In Chapter 90, Venli and her companions discover the mysterious golden pool that is Odium’s perpendicularity. In the lore of Sanderson’s Cosmere, perpendicularities are junction points between the three realms of existence: the Physical Realm, the Spiritual Realm, and the Cognitive Realm (Shadesmar). They are created in places where a large concentration of magic (known as investiture) is present; thus, perpendicularities usually appear in places that are important to one of the shards (in this case, Odium). Although Venli is a relatively minor character in Wind and Truth, her subplot features events that are significant to the broader universe that is collectively depicted by Sanderson’s works. From this lofty viewpoint, the discovery of Odium’s perpendicularity answers many existential questions about why the Shattered Plains of Roshar are important to humans, Parshendis, and chasmfiends alike. This moment also explains why the fight for control of Narak is so violent. Odium’s perpendicularity calls Venli toward the Shattered Plains with its rhythm, leading her to be present just in time to help Sigzil and his forces deceive El and win Narak away from Odium’s forces. The pool is also significant in the subplots of Ba-Ado-Mishram and Ishar, both of whom accessed power from the well at different times in history in their respective attempts to control the fate of Roshar.
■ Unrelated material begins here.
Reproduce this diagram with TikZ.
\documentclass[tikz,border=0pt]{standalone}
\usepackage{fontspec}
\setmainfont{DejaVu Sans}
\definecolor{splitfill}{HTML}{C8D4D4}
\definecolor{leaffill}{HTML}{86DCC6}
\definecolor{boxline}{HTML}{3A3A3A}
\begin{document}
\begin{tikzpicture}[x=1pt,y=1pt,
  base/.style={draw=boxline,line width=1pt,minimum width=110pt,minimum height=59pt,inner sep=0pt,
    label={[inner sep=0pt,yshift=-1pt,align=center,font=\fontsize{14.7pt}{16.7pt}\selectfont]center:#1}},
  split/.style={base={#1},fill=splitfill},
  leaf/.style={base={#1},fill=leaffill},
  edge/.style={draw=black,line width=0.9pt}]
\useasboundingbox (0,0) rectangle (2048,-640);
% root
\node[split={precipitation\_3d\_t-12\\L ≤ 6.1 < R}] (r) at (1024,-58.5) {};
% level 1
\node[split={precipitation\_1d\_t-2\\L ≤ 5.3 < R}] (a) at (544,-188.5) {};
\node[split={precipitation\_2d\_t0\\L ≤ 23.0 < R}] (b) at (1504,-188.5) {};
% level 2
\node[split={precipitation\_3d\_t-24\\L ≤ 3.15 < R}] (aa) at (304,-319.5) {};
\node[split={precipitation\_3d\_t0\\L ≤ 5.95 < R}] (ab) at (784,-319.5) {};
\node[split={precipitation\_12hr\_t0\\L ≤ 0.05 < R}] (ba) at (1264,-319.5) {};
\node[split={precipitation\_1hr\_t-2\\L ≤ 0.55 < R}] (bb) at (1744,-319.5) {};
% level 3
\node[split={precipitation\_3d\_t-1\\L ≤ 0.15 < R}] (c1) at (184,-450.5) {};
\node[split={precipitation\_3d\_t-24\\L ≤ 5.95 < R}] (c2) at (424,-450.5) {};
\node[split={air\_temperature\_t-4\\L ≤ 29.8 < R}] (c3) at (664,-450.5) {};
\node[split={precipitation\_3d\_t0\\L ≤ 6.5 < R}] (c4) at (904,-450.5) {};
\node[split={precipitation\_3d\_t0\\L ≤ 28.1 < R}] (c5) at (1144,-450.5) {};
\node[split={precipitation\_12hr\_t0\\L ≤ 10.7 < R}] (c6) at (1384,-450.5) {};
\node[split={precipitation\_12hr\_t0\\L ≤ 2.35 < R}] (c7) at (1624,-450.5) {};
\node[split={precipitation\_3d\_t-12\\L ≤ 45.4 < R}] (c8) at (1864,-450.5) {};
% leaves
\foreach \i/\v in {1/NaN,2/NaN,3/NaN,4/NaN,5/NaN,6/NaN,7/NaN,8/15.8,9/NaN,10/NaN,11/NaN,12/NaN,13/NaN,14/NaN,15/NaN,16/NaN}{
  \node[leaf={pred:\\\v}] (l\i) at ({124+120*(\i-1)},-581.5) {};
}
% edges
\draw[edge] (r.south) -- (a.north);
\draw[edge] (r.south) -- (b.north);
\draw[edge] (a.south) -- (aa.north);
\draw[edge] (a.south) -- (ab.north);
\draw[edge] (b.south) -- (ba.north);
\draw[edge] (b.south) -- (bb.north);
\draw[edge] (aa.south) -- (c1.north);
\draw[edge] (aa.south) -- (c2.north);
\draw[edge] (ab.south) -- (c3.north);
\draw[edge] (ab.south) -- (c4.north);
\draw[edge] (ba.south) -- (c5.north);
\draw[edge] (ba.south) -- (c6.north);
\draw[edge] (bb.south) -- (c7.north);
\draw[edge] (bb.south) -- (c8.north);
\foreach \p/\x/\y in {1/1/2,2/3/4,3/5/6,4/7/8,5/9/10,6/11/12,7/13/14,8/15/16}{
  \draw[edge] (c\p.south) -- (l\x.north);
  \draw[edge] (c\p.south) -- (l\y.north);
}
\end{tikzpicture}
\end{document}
Just as Sanderson spends time developing a “macro” level of world-building, he also advances Shallan’s arc, which is most closely tied with the theme of Self-Acceptance and Forgiveness as Cornerstones of Mental Health. The events of Part 8 are crucial to her inner journey, as she uses her time in the Spiritual Realm to revisit painful memories and confront her past. For example, Shallan forgives her mother, the Herald Chana, for attempting to kill her and thereby forcing the young Shallan to kill her mother out of self-defense. The scene also reveals that when the immortal Chana then broke under Odium’s torture, she came back to Roshar, “[i]nitiating the Return, unleashing the Voidbringers, and starting all of this” (951). In other words, Chana is at least partially responsible for the current war on Roshar, and Shallan therefore struggles to forgive her mother for both the personal trauma that she has inflicted and the broader harm that she has caused. Even so, Shallan extends forgiveness to Chana by telling her the very lesson that Shallan is trying to internalize for herself. As she tells Chana, “[Y]ou can’t blame yourself for what others do. You cannot take responsibility for their choices. If the enemy attacks, it is not your fault” (956). This statement marks a significant moment in Shallan’s character arc; now that she has confronted her mother and forgiven her, she is one step closer to forgiving herself by taking to heart the same advice that she gives Channa.